▸ Given information
= = = =
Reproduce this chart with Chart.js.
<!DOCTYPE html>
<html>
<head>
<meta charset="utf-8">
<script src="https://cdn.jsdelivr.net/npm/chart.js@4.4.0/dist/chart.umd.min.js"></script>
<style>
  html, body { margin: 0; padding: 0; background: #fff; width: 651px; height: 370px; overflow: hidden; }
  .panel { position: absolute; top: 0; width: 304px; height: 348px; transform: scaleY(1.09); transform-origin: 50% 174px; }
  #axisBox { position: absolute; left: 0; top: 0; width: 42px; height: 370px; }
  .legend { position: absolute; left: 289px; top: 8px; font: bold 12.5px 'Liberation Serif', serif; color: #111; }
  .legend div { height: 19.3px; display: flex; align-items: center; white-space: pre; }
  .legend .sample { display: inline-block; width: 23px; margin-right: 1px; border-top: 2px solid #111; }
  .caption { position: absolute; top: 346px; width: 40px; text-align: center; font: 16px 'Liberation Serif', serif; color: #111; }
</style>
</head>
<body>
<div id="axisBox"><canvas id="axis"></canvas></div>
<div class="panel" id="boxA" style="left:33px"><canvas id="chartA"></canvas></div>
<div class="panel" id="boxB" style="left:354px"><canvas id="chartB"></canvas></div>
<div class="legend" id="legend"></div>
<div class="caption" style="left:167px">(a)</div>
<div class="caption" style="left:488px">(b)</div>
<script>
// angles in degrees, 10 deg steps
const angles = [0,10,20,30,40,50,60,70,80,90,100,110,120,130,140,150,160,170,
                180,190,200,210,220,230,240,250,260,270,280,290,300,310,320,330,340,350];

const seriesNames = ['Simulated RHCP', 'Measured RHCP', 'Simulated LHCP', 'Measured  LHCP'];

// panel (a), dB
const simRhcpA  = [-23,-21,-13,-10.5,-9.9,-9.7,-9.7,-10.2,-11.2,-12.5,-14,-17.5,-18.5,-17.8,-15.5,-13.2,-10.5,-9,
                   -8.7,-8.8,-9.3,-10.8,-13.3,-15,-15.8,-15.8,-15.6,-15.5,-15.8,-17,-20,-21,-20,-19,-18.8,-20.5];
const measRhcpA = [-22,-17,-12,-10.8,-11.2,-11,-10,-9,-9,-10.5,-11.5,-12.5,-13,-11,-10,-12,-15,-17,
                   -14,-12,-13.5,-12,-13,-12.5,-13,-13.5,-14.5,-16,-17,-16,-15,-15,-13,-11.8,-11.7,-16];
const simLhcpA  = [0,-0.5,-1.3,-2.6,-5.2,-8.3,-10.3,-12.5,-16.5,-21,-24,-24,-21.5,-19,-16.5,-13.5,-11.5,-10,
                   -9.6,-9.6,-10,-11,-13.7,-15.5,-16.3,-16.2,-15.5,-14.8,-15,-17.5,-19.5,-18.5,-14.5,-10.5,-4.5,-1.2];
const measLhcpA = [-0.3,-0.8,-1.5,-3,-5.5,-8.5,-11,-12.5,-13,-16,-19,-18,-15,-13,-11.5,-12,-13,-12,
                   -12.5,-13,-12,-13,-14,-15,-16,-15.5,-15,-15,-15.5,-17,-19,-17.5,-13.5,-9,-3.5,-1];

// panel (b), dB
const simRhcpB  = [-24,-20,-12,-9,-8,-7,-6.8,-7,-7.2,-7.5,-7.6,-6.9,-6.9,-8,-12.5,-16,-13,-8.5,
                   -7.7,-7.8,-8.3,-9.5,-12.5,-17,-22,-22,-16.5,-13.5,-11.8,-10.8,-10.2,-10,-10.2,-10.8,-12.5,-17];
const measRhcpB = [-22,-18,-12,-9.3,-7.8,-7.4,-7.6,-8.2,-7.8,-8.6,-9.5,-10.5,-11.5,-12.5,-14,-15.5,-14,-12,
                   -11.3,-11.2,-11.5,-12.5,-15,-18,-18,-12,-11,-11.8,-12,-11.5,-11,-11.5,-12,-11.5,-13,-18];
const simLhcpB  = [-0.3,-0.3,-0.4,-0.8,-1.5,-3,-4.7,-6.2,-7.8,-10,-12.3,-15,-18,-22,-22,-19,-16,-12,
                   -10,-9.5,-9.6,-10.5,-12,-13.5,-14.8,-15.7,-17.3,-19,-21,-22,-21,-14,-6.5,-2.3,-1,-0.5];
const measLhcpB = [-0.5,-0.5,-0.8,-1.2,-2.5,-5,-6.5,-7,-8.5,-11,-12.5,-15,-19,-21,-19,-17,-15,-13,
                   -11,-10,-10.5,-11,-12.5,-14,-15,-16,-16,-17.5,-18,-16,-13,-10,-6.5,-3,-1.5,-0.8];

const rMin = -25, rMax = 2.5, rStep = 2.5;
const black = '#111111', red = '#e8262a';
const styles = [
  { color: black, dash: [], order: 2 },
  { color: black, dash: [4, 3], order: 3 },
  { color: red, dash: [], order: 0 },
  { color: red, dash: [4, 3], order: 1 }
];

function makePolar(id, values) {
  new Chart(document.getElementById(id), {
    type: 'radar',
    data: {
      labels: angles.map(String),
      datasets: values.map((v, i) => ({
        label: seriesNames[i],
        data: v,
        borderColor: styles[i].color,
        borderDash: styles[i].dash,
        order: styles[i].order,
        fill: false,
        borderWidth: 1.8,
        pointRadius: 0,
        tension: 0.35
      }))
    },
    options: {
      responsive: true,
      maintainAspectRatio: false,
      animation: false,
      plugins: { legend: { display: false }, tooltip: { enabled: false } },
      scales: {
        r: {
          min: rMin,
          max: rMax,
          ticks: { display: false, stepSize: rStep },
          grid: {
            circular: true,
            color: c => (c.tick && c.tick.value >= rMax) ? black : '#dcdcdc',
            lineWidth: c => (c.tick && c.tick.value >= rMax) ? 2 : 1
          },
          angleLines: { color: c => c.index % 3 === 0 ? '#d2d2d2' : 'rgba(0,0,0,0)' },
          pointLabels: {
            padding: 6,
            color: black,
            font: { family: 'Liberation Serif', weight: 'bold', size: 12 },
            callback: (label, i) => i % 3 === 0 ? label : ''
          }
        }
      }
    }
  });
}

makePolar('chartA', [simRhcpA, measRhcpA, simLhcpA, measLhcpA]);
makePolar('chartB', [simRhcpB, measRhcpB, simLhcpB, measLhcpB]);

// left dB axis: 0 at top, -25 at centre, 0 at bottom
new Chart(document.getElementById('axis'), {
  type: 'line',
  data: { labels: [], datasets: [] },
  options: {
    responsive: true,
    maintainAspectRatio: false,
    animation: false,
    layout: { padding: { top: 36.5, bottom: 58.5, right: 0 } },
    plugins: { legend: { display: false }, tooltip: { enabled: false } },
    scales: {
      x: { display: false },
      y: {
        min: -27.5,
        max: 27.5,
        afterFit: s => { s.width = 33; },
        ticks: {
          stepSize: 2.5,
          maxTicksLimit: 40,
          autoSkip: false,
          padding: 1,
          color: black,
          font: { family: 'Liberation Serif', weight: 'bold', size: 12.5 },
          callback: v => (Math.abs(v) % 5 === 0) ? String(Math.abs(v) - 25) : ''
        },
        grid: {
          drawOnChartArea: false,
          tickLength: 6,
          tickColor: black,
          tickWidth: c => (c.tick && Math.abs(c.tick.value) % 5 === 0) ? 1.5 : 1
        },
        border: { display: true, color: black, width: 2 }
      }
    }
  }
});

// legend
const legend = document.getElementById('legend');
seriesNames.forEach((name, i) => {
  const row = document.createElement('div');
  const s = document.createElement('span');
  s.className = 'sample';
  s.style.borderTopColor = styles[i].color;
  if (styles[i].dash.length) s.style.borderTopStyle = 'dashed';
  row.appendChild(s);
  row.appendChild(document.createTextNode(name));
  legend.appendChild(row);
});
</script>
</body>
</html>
= = = =
▸ Exercise objective
From the first line of the data through the line with "const seriesNames = ['Simulated", quote each line exactly and add nothing else.

▸ Task output
Reproduce this chart with Chart.js.
<!DOCTYPE html>
<html>
<head>
<meta charset="utf-8">
<script src="https://cdn.jsdelivr.net/npm/chart.js@4.4.0/dist/chart.umd.min.js"></script>
<style>
  html, body { margin: 0; padding: 0; background: #fff; width: 651px; height: 370px; overflow: hidden; }
  .panel { position: absolute; top: 0; width: 304px; height: 348px; transform: scaleY(1.09); transform-origin: 50% 174px; }
  #axisBox { position: absolute; left: 0; top: 0; width: 42px; height: 370px; }
  .legend { position: absolute; left: 289px; top: 8px; font: bold 12.5px 'Liberation Serif', serif; color: #111; }
  .legend div { height: 19.3px; display: flex; align-items: center; white-space: pre; }
  .legend .sample { display: inline-block; width: 23px; margin-right: 1px; border-top: 2px solid #111; }
  .caption { position: absolute; top: 346px; width: 40px; text-align: center; font: 16px 'Liberation Serif', serif; color: #111; }
</style>
</head>
<body>
<div id="axisBox"><canvas id="axis"></canvas></div>
<div class="panel" id="boxA" style="left:33px"><canvas id="chartA"></canvas></div>
<div class="panel" id="boxB" style="left:354px"><canvas id="chartB"></canvas></div>
<div class="legend" id="legend"></div>
<div class="caption" style="left:167px">(a)</div>
<div class="caption" style="left:488px">(b)</div>
<script>
// angles in degrees, 10 deg steps
const angles = [0,10,20,30,40,50,60,70,80,90,100,110,120,130,140,150,160,170,
                180,190,200,210,220,230,240,250,260,270,280,290,300,310,320,330,340,350];

const seriesNames = ['Simulated RHCP', 'Measured RHCP', 'Simulated LHCP', 'Measured  LHCP'];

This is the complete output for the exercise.